◆ Problem to work on
Locate the word "React" in the data below, then copy every line that holds it.

◆ Recorded data
━━━━━━━━━━━━━━━━━━━━

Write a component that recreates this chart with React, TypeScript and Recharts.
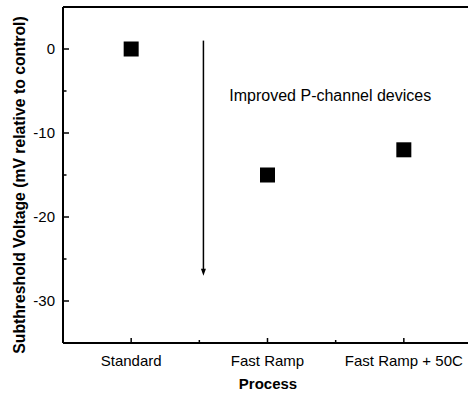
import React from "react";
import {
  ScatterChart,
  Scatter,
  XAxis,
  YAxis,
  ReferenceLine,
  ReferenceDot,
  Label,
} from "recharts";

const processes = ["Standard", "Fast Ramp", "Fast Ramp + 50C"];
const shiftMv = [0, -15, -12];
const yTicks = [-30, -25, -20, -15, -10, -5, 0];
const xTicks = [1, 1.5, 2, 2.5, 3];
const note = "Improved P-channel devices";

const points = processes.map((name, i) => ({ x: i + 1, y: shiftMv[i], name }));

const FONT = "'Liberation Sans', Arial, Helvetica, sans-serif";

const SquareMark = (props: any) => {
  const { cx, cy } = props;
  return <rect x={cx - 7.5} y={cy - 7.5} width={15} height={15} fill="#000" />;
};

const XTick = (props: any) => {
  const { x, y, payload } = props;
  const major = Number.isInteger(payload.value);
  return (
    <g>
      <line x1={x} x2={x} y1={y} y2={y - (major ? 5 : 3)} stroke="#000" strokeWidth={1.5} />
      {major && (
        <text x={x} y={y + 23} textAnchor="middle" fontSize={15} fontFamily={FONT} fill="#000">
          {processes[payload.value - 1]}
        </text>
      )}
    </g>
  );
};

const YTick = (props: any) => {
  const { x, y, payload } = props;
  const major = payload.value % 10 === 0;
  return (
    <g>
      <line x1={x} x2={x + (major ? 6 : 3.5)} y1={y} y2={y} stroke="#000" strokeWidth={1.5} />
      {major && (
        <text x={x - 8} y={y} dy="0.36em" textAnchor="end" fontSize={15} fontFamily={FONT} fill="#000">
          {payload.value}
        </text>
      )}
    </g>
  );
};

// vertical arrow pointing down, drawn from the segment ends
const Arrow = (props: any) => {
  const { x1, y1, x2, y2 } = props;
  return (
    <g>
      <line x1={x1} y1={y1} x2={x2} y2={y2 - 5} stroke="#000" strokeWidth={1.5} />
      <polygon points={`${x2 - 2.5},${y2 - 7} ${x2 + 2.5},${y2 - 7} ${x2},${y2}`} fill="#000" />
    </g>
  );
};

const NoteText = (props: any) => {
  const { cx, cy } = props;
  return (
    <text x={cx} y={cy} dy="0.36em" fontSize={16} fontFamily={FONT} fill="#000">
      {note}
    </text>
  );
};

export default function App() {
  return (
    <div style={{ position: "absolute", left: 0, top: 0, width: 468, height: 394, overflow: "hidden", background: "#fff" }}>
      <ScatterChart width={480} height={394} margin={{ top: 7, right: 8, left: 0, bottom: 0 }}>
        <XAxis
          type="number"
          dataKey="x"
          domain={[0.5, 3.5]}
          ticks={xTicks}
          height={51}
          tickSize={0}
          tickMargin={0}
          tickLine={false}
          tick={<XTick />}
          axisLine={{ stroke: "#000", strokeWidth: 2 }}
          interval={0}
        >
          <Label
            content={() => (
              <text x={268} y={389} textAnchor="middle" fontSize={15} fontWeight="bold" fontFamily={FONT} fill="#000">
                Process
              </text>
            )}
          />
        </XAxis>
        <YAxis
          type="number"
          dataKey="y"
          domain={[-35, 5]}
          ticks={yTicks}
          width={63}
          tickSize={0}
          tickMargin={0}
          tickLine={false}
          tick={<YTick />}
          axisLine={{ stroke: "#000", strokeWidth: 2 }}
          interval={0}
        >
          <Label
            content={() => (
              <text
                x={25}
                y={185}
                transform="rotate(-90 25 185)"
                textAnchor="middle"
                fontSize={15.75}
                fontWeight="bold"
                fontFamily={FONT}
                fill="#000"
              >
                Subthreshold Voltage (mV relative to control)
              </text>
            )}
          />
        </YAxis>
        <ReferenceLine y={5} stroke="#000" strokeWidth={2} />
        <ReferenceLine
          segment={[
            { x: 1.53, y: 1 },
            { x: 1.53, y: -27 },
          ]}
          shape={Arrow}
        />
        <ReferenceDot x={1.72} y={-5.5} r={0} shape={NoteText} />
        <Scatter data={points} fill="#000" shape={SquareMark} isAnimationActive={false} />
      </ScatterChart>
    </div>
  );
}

━━━━━━━━━━━━━━━━━━━━

◆ Response
Write a component that recreates this chart with React, TypeScript and Recharts.
import React from "react";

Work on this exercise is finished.